We are now trying to purchase only those cultivars that we plan to use in our hybridizing. Alas, we do fail to grow many beautiful varieties, but one simply cannot grow everything.

This season we completed the major part of lining out by the middle of October, and it was not a moment too soon. We have two mid-tined tillers for working in the sales beds. Both broke down at the same time and the repair estimates are too high to consider repairing them. I expect tools to last a lifetime! We are now using Mantis tiller number 5. It really does dig well but it is not intended for hours of tilling at one time.

Shipping costs continue to rise, especially with UPS. This coming season we will be shipping with the US Postal Service using their Priority Mail which appears to be quite good. Frankly, we have seen little difference in plant appearance (Spring shipping) between 2 day or 3-4 day arrivals. We tend to ship large sturdy bloom-size plants which should do well for you.

We are listing our shipping dates as April 1st to June 1st. Give us an idea of when you would like your plants shipped. Most winters, all of our plants freeze completely to the ground so we cannot even consider digging anything until mid March. Also, we often get a bad freeze about the middle of March making the plants that are looking good, un-shipable for a couple of weeks. If we do not get the freeze the plants can go out earlier.

The Carolina Breakfast Club meets the second Wednesday of each month at 9:00 A.M. for breakfast, daylily chatter, garden visits, slide shows, Nursery and Botanical Garden visits - and even a plant auction. Our meeting location changes each month in the Carolinas. If interested in visiting or joining us, just email or call. It is a great group of daylily fanatics!
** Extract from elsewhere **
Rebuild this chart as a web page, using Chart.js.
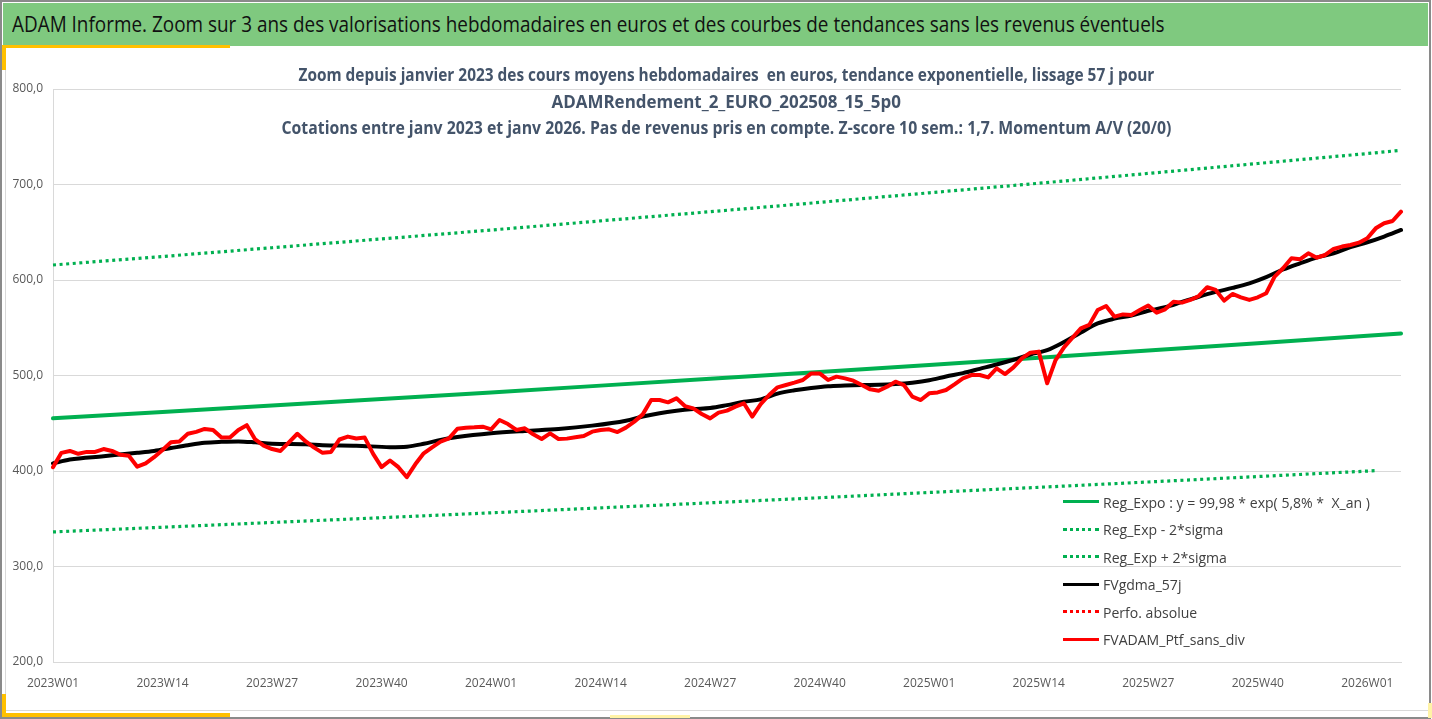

We are listing very few $10 plants in our catalog. Most $10 varieties have been planted in two locations for garden sales only. There are about 200 varieties in this group.

Ordering Information:

Our shipping season runs from about April 1st until the first week of June. We accept no catalog orders after June 1st. Garden sales have then begun. We mail no catalogs after June 1st. Any requests received after June 1st will be honored the following year.

Club Orders:

Clubs are encouraged to call to receive details about orders and availability.

Garden Visiting:

We will be open from May 24th through July 16th. WE WILL BE OPEN FIVE DAYS A WEEK, Wednesday through Sunday, 9 AM to 5 PM. We are closed Monday and Tuesday so that once again, we are able to visit other gardens during the bloom season. If you find it convenient to visit at another time, please call to be sure there will be someone here to help you, and the gates are open.

2271 County Line Road
Kings Mountain, NC 28086

We are located between Kings Mountain and Cherryville on Hwy. 216 (eight miles north of Kings Mountain and four miles south of Cherryville). We are about 10 miles north of I-85, depending on which exit you take from the interstate.

If you are coming north on I-85, it is easiest to exit at Hwy 216, marked "Kings Mountain" or "Kings Mountain Military Park." Continue north through downtown Kings Mountain on Hwy. 216 until you see the "Iron Gate Gardens" signs on the left.

If you are going south on I-85, take exit 10B, "74 West, Kings Mountain - Shelby." Continue for about 2.5 miles to the third exit. It will read "Cherryville-Kings Mountain, Hwy 216." Turn right (north) at the exit onto Hwy. 216 and travel about eight miles. Our signs will be on the left.